Of Mice & Men... 👎🏻😬
I recall in the last year or so two books that I remember being so pissed when I was finished, and during reading them actually. Mad at myself for continuing to read them when they were clearly such a waste of time. I think I though perhaps if I kept reading they would somehow get better or they would get to the point. Then at the end, no point. I was so mad. What a waste of time and money. Don't remember the names of them because they were not worth remembering.
Hey, thanks for the shout-out, man! That means a lot to me, mucho appreciation. I don't know that I can name a book I wish I hadn't read but I can name one I wished, at the time, that I wasn't reading - Atonement, by Ian McEwan. I have no doubt it's a great book - not my genre. Not my vibe. It was the key assigned work for a university literature course. Made me feel bad because part of me thought, as a writer and a Man of Culture, I should recognise and enjoy any Good Book, right? If it's won literary awards, if it's High Brow, but it bores me, what does that say about me? Is this a litmus test for the type of person I am?
Ulysses soundly beats out Catcher in the Rye, Confederates of Dunces, The Ginger Man and Been Down So Long It Looks Like Up to Me among the others that came immediately to mind. Plus every book I’ve ever bought at an airport.
There genuinely isn't a single book I wish I'd never read. Even the badly written ones, or outright evil ones. They've all contributed to my formation by showing me what I hate and dislike.
Pillars of the Earth by Ken Follett.
The Duke and I - Julia Quinn.
I can't think of any book I have read that I wish I didn't!
Carrie. This is how I discovered I just cannot stomach horror. It haunts me still. Just the idea of The Exorcist freaks me out.
Hopscotch. If you know, you know.
I can’t even remember the name of it but the plot was a man trying to teach his dog to talk so he could find out if his wife’s death was accidental, suicide or murder. It involved weird science on dog’s vocal cords. Creepy, badly written and ultimately just awful.
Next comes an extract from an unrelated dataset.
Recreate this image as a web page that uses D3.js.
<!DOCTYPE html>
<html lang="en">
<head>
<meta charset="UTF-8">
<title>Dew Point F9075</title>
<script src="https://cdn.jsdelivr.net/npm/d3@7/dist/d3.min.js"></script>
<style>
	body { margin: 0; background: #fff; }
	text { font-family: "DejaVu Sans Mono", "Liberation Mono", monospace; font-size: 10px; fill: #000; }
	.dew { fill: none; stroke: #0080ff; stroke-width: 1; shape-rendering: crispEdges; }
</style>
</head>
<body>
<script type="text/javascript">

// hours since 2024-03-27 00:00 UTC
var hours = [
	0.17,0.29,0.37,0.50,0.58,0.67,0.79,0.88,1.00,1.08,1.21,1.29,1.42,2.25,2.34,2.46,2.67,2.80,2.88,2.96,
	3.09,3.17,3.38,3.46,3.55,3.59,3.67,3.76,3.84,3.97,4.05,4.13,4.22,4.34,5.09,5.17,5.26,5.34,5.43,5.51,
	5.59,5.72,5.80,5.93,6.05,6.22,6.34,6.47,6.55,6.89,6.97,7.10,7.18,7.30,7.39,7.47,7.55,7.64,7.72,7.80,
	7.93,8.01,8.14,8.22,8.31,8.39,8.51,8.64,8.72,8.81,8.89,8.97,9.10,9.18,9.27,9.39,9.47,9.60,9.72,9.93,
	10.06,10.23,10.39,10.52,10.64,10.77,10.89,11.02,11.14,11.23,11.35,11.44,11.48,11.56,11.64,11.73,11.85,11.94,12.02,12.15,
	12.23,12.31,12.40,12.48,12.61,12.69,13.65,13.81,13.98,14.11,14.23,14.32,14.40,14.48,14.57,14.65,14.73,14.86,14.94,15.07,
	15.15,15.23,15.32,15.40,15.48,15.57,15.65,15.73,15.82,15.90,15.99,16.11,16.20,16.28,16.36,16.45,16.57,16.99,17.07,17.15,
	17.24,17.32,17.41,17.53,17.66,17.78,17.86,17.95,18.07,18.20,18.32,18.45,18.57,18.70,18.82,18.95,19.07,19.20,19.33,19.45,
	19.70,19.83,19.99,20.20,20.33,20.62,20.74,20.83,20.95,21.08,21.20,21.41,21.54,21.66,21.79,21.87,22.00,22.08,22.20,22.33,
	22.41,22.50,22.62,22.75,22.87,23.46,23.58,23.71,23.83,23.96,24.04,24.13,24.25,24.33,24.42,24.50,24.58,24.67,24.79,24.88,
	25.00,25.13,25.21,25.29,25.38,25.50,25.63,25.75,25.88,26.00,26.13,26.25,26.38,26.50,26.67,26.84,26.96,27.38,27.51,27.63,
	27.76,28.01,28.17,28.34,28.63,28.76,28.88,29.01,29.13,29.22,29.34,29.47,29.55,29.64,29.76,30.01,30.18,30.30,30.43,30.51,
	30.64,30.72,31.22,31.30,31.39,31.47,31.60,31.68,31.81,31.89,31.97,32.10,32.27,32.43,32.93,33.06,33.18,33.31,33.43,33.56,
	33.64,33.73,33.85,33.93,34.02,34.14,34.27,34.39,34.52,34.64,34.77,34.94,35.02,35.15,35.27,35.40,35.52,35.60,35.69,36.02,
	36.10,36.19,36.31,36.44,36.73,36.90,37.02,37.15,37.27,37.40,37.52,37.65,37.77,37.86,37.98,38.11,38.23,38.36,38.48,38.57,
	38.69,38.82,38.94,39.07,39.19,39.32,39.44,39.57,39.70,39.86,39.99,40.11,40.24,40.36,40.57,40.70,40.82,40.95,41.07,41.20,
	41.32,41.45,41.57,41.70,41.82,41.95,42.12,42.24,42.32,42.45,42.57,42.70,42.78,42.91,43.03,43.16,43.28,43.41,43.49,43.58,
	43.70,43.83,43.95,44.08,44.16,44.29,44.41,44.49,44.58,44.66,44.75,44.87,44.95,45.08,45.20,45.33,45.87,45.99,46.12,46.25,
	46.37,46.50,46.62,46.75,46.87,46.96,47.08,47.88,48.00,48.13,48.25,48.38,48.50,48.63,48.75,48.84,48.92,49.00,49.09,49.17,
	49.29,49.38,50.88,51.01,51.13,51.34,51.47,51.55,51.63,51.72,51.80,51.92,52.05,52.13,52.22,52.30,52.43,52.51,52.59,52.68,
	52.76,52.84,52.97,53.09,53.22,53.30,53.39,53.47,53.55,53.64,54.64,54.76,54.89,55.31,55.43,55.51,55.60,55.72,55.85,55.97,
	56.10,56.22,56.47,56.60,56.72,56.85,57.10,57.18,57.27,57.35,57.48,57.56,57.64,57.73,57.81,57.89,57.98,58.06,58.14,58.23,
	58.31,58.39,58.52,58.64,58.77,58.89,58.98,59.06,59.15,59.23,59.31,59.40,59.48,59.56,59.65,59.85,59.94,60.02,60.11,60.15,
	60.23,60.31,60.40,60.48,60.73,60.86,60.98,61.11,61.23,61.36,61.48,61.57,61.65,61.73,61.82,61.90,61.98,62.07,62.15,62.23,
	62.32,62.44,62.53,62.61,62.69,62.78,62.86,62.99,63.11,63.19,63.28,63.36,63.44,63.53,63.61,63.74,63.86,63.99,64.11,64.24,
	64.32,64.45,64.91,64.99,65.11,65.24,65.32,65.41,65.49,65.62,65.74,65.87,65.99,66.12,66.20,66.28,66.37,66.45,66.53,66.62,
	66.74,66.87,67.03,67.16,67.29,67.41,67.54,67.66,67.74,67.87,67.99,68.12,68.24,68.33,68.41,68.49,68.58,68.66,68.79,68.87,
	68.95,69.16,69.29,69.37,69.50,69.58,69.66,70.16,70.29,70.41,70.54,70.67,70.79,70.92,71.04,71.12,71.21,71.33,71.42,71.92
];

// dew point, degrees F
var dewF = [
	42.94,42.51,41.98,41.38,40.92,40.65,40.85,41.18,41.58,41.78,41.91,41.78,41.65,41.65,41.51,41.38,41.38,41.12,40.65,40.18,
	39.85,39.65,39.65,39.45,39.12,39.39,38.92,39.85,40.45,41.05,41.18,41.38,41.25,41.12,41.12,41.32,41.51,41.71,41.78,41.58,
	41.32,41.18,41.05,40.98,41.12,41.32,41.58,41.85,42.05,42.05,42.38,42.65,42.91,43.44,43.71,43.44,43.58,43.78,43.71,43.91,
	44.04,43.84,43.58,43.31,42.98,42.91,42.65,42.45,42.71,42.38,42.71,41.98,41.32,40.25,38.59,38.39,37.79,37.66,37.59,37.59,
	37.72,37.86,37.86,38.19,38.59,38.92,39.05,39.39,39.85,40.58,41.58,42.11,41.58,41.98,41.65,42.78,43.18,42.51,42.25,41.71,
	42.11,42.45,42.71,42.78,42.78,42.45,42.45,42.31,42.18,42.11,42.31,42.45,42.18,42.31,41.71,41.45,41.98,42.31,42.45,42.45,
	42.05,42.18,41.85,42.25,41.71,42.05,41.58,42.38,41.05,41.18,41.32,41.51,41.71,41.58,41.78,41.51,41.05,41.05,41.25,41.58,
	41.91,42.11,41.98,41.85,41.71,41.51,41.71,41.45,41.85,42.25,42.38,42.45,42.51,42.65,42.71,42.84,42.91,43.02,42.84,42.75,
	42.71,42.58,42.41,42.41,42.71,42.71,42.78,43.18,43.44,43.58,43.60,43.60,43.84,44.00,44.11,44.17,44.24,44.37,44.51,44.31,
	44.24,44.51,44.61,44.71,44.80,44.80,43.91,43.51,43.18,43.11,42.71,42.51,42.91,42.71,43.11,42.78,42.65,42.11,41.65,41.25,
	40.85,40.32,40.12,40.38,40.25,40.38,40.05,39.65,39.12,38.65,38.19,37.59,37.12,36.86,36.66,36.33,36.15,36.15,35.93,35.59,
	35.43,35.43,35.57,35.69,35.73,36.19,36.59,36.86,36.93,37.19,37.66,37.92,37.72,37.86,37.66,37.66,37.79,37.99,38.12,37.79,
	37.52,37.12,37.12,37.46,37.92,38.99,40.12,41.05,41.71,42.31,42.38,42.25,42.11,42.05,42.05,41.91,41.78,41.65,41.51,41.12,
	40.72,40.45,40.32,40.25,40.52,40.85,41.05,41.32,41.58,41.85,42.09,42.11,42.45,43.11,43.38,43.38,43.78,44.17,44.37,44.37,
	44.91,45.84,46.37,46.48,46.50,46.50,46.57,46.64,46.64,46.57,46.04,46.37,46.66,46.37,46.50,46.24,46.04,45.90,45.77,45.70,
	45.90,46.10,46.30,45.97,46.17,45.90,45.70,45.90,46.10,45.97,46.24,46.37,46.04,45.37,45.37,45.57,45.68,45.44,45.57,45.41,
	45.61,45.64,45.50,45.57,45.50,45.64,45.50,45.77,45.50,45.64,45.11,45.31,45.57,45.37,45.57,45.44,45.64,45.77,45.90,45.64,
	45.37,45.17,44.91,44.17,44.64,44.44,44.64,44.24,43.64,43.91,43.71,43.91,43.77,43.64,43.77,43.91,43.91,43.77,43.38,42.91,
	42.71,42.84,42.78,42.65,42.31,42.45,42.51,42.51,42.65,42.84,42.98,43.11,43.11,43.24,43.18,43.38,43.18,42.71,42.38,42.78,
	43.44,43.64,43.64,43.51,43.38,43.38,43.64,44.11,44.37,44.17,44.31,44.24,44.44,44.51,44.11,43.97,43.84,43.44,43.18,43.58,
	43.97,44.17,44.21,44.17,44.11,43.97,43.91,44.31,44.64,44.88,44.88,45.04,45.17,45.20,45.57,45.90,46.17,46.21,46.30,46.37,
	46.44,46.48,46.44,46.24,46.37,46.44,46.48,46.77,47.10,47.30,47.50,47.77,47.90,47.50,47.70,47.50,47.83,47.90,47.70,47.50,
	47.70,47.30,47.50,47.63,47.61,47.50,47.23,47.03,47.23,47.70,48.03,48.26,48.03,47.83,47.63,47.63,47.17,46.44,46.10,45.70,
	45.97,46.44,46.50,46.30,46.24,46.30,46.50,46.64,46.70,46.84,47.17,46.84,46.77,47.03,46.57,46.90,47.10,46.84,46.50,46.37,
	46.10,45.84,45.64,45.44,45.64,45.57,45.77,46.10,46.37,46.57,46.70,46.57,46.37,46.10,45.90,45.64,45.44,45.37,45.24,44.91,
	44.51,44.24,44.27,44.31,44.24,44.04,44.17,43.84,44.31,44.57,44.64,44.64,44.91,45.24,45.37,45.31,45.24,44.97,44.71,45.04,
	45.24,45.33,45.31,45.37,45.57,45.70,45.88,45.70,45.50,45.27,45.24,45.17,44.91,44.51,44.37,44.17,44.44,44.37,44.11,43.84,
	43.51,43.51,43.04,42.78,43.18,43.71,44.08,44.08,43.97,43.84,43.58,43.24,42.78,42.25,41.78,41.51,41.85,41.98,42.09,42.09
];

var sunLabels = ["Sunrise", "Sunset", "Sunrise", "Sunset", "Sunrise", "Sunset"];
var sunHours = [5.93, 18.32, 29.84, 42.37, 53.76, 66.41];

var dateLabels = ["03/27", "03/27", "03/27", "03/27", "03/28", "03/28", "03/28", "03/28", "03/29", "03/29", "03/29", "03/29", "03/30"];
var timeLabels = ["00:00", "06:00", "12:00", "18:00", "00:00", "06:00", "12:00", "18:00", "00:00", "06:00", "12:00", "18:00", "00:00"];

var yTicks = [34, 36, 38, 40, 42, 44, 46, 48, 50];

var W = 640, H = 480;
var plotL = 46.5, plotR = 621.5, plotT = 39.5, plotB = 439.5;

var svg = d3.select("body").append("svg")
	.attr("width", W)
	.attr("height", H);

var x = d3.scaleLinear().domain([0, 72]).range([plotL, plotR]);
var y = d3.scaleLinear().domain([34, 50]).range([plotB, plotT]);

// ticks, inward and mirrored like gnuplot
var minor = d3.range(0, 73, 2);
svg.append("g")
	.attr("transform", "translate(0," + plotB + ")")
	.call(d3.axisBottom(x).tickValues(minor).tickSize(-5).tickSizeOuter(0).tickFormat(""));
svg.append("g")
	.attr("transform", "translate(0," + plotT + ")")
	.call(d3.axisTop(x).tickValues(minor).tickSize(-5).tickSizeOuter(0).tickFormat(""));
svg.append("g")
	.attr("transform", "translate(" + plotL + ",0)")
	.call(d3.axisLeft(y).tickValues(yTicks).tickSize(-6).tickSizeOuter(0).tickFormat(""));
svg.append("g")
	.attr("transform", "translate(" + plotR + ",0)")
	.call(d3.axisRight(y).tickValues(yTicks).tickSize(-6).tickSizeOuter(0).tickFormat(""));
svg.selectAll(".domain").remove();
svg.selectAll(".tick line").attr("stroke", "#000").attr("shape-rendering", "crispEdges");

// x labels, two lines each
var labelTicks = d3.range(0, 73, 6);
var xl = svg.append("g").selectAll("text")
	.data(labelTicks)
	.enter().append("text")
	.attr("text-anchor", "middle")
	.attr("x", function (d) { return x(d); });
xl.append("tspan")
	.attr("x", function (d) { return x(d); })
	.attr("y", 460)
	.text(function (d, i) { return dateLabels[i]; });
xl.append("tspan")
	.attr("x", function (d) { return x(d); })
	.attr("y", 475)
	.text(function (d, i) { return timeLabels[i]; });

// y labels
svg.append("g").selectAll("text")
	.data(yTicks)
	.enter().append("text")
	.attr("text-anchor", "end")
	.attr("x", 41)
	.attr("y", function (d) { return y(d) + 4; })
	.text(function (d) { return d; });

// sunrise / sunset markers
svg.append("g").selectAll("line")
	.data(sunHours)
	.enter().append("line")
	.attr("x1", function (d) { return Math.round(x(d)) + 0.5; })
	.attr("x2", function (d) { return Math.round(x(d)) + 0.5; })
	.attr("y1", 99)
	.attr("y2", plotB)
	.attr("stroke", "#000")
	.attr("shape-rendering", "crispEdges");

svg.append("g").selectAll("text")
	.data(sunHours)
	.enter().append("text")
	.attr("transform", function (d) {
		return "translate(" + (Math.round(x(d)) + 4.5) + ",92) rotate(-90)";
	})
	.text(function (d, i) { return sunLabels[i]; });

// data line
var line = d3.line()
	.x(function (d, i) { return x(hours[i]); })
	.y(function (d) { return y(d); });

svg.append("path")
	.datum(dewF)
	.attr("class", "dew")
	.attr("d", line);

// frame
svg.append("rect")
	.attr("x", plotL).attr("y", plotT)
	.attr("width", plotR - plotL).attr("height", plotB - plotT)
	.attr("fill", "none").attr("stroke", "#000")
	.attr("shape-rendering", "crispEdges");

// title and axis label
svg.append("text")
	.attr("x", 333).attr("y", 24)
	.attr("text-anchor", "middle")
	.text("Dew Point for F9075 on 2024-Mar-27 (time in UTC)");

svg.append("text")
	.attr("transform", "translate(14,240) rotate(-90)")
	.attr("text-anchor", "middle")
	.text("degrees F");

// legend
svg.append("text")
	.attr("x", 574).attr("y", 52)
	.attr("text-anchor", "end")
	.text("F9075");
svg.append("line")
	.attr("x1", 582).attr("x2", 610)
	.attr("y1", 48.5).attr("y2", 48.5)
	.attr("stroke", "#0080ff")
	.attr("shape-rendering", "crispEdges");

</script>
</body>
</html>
Read it for a book group so felt compelled to finish it and sorry I did.
It is a magnificent novel, but second time was not the same incredible experience as on the Cretan beech as a teenager, when I first read it.
I should try a third time.
Everything and anything by Immanuel Kant
Strobel's "Case for Christ". Really showcases the economist's concept of "optimal stopping time".
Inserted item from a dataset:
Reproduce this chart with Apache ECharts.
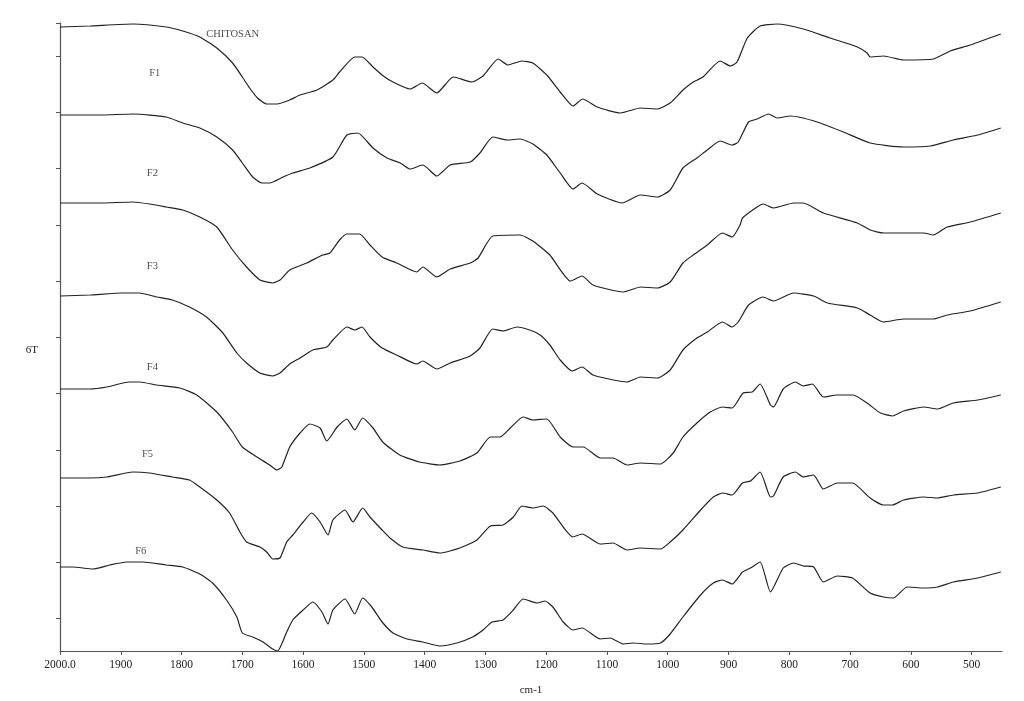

Recently finished ‘A Fans Notes’ by Exley. Not that I really regret reading it but I didn’t think it was that good. He felt pedantic and only used the word ‘azure’ for blue, he did it like six times in the book and it really annoyed me.
Pynchon’s Gravity’s Rainbow depressed me no end. Slothrop’s journey in the dark heart of crumbling Nazi Germany...oof.
There are quite a few books I wish I hadn't wasted my time on (and almost all were book club choices) but only because they were incredibly poorly written. Naming names feels counterproductive because some people may love them and thats great.
I do wish I had never listened to many episodes of the podcast Sword and Scale though, particularly the one about the torture of a young Japanese girl. I will never ever ever get that out of my head.
There are a few, but top of the list is A Time for Everything by Karl Ove Knausgård.
So I can't remember the book's name...if I do, I'll come back here. Basically it was this YA fiction book about these friends who survive a plane crash (?) in the Australian Outback and meet an aboriginal boy. They're nice to him, but talk down to him. It was straight up racist, but a few of the teachers at the school where I was the new HOD had been teaching it for years and did not want to give it up. So I had to read it first...it actually became a great lesson with Year 8 kids who saw just how racist ("outdated"?) the text was (implicitly). Still, I couldn't finish it nor did I have the kids do so. We switched to Rabbit Proof Fence and had some great lessons.
Also, the book was just boring :) I got it off everyone's syllabus for the next year.
"The Da Vinci Code" by Dan Brown is the one purchase I regret, having compelled myself to read it despite its poor writing. It feels more like a screenplay sketch than a novel. Interestingly, I enjoyed the film adaptation it inspired. Nevertheless, I still hold a grudge for the expenditure, and I keep it as a reminder not to trust advertisements.
"Pimp" by Iceberg Slim. I don't know who told that guy he was capable of writing a book, because he wasn't. He wrote without filter or possibly even an editor about how he wasn't at fault for the things he did because of his bad upbringing, but he clearly was.
“Good Morning Monster,” while the stories had lessons in them, I feel (and realize others do too now) that the author went a little to far sharing some of the traumatic details. I’m still haunted by some of them and I don’t think they were needed for the stories.
"Ben In The World" by Doris Lessing. It's beyond chilling.
The precursor, "Ben", was much less so.
Jojo Moyes 'Someone Else's Shoes' just because I love Jojo Moyes and was dissapointed to read a 'book by recipe' It felt like she sat down with a list of trendy things and added all to the book. On the other hand it is uplifting because it shows even good writers can write bad books, so it gives courage to novices to plough ahead. The short story the book is based on is much better! Great to find out Elizabeth Gilbert is on Substack, I like her. ☺️
All of mine!
But for a more serious answer, Max Gladstone's Empress of Forever. I've never finished a book out of sheer spite before.